Butler was instrumental in creating the Irish Co-ordinating Committee for Refugees. This was a cross-section of highly regarded Irishmen from both the Catholic and Protestant traditions working together. They attempted to secure temporary settlement for refugees in Ireland.

In 1988, Butler published The Children of Drancy, the title of which was inspired by the infamous transit camp outside Paris from which thousands of French Jewish children and adults were packed into cattle trucks in the summer of 1942 and deported to Auschwitz.

 

“Hitler brought into the world misery such as no man had previously conceived possible. It had to be combated. The British were slow to observe this. The Irish never did.”

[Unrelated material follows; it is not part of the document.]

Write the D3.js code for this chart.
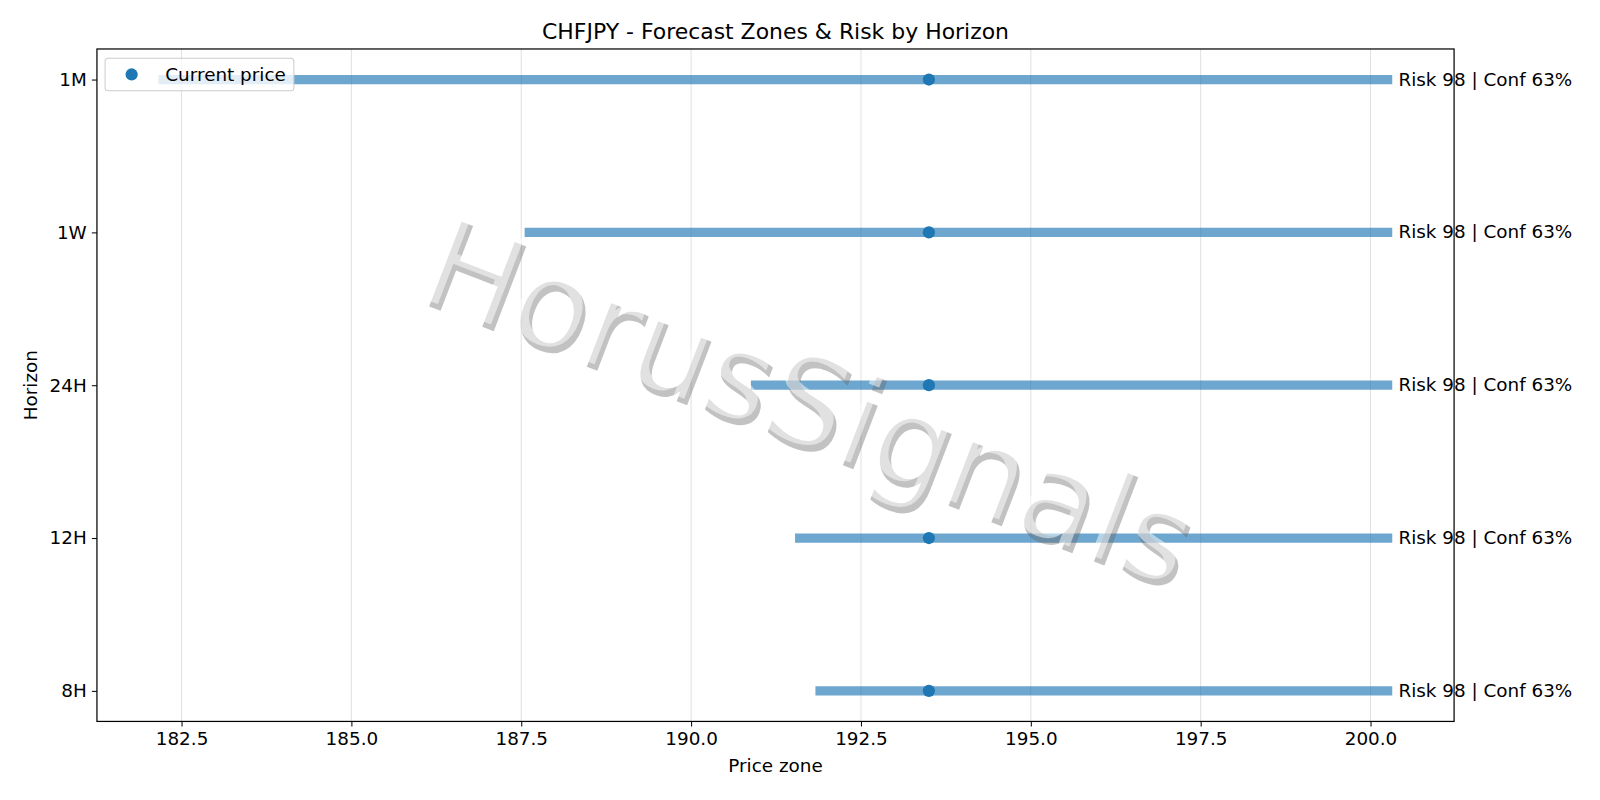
<!DOCTYPE html>
<html>
<head>
<meta charset="utf-8">
<script src="https://cdn.jsdelivr.net/npm/d3@7"></script>
<style>body{margin:0;background:#fff}svg{display:block}text{font-family:"DejaVu Sans",sans-serif}</style>
</head>
<body>
<svg id="chart" width="1600" height="800" viewBox="0 0 1568 784"></svg>
<script>
// Horizons, zone ranges and the current price
var horizons = ["1M", "1W", "24H", "12H", "8H"];
var zoneLow = [182.16, 187.55, 190.88, 191.53, 191.83];
var zoneHigh = [200.32, 200.32, 200.32, 200.32, 200.32];
var currentPrice = [193.5, 193.5, 193.5, 193.5, 193.5];
var labels = ["Risk 98 | Conf 63%", "Risk 98 | Conf 63%", "Risk 98 | Conf 63%", "Risk 98 | Conf 63%", "Risk 98 | Conf 63%"];
var xTicks = [182.5, 185.0, 187.5, 190.0, 192.5, 195.0, 197.5, 200.0];

var svg = d3.select("#chart");
var mLeft = 95, mRight = 1425, mTop = 48, mBottom = 707;
var fs = 18;

var x = d3.scaleLinear().domain([181.255, 201.23]).range([mLeft, mRight]);
// y positions: 8H at bottom
var order = horizons.slice().reverse();
var y = d3.scaleLinear().domain([-0.2, 4.2]).range([mBottom, mTop]);
var yPos = h => y(order.indexOf(h));

// grid
svg.append("g").selectAll("line").data(xTicks).join("line")
  .attr("x1", d => x(d)).attr("x2", d => x(d))
  .attr("y1", mTop).attr("y2", mBottom)
  .attr("stroke", "#000").attr("stroke-opacity", 0.12).attr("stroke-width", 1);

// zones
svg.append("g").selectAll("line").data(horizons).join("line")
  .attr("x1", (d, i) => x(zoneLow[i])).attr("x2", (d, i) => x(zoneHigh[i]))
  .attr("y1", d => yPos(d)).attr("y2", d => yPos(d))
  .attr("stroke", "#1f77b4").attr("stroke-opacity", 0.65).attr("stroke-width", 9);

svg.append("g").selectAll("circle").data(horizons).join("circle")
  .attr("cx", (d, i) => x(currentPrice[i])).attr("cy", d => yPos(d))
  .attr("r", 6).attr("fill", "#1f77b4");

svg.append("g").selectAll("text").data(horizons).join("text")
  .attr("x", (d, i) => x(zoneHigh[i]) + 6).attr("y", d => yPos(d) + 6)
  .attr("font-size", fs).text((d, i) => labels[i]);

// watermark
var wm = svg.append("g").attr("transform", "translate(778,432) rotate(21)");
wm.append("text").attr("x", 5).attr("y", 5).attr("text-anchor", "middle")
  .attr("font-size", 122).attr("fill", "#666").attr("fill-opacity", 0.4).text("HorusSignals");
wm.append("text").attr("text-anchor", "middle")
  .attr("font-size", 122).attr("fill", "#fff").attr("fill-opacity", 0.5).text("HorusSignals");

// frame
svg.append("rect").attr("x", mLeft).attr("y", mTop).attr("width", mRight - mLeft).attr("height", mBottom - mTop)
  .attr("fill", "none").attr("stroke", "#000").attr("stroke-width", 1.2);

// axes
var xAxis = svg.append("g").attr("transform", `translate(0,${mBottom})`)
  .call(d3.axisBottom(x).tickValues(xTicks).tickFormat(d3.format(".1f")).tickSizeOuter(0).tickSize(5).tickPadding(5));
var yAxis = svg.append("g").attr("transform", `translate(${mLeft},0)`)
  .call(d3.axisLeft(y).tickValues(d3.range(5)).tickFormat(i => order[i]).tickSizeOuter(0).tickSize(5).tickPadding(5));
[xAxis, yAxis].forEach(a => {
  a.select(".domain").remove();
  a.selectAll("text").attr("font-size", fs).attr("font-family", "DejaVu Sans").attr("fill", "#000");
});

svg.append("text").attr("x", (mLeft + mRight) / 2).attr("y", 757).attr("text-anchor", "middle")
  .attr("font-size", fs).text("Price zone");
svg.append("text").attr("transform", `translate(36,${(mTop + mBottom) / 2}) rotate(-90)`).attr("text-anchor", "middle")
  .attr("font-size", fs).text("Horizon");
svg.append("text").attr("x", (mLeft + mRight) / 2).attr("y", 38).attr("text-anchor", "middle")
  .attr("font-size", 21.5).text("CHFJPY - Forecast Zones & Risk by Horizon");

// legend
var lg = svg.append("g").attr("transform", "translate(103,57)");
lg.append("rect").attr("width", 185).attr("height", 32).attr("rx", 3)
  .attr("fill", "#fff").attr("fill-opacity", 0.8).attr("stroke", "#ccc");
lg.append("circle").attr("cx", 26).attr("cy", 16).attr("r", 6).attr("fill", "#1f77b4");
lg.append("text").attr("x", 59).attr("y", 22).attr("font-size", fs).text("Current price");
</script>
</body>
</html>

— Hubert Butler, The Children of Drancy

Post-war Ustaše findings


Information about the Holocaust reached Ireland during the war years, and the Chief Rabbi of British Mandatory Palestine (and former Chief Rabbi of Ireland), Isaac Herzog, sent telegrams throughout the war to Éamon de Valera, expressing the urgent need to take in refugees. But, as Butler had noted, the mood in Ireland was one of ignorance and indifference.

After the war, Butler’s concern for injustices towards others prompted him to investigate the wartime genocide conducted by the viciously anti-Serb Orthodox Christian and antisemitic Ustaše regime in Croatia. In particular, he highlighted the case of Andrija Artukovic, the former Croat Minister of the Interior, whom the Yugoslavs were trying to have extradited from the US for war crimes. Like so many other former members of the Nazi-sympathising Croatian government, Artukovic was helped to escape by powerful interests, including Roman Catholic clergy. In documents shown to him in New York, Butler discovered that Artukovic had also spent time in Ireland in 1947.

During a public meeting in Dublin in 1952, Butler’s denunciation of the ecclesiastical role in the Ustaše genocide led to a walkout by the Papal Nuncio. Butler and his family were ostracised, and he was forced to resign from the Kilkenny Archaeological Society, which he had founded. At the Butler centenary in October 2000, the mayor of Kilkenny finally apologised publicly for the failure to acknowledge Butler’s account of the truth, all those years earlier.

In his long life of 91 years, Hubert Marshall Butler was a staunch advocate of truth and justice. He became champion of many who had suffered injustices, and will be remembered as a great humanitarian.

 

Hubert and Peggy

Witness to the Future


Directed and produced by Johnny Gogan of Bandit Films, Witness to the Future is available to watch on Netflix.

The documentary features interviews with John Banville, Julia Crampton (daughter), Olivia O'Leary, Robert Tobin (biographer), Chris Agee, Fintan O'Toole, Roy Foster, Lara Marlowe, Joe Hone, Suzanna Crampton (granddaughter), Dr. Michael Kennedy, and Antony Farrell.

“Butler was fifty years ahead of his time.”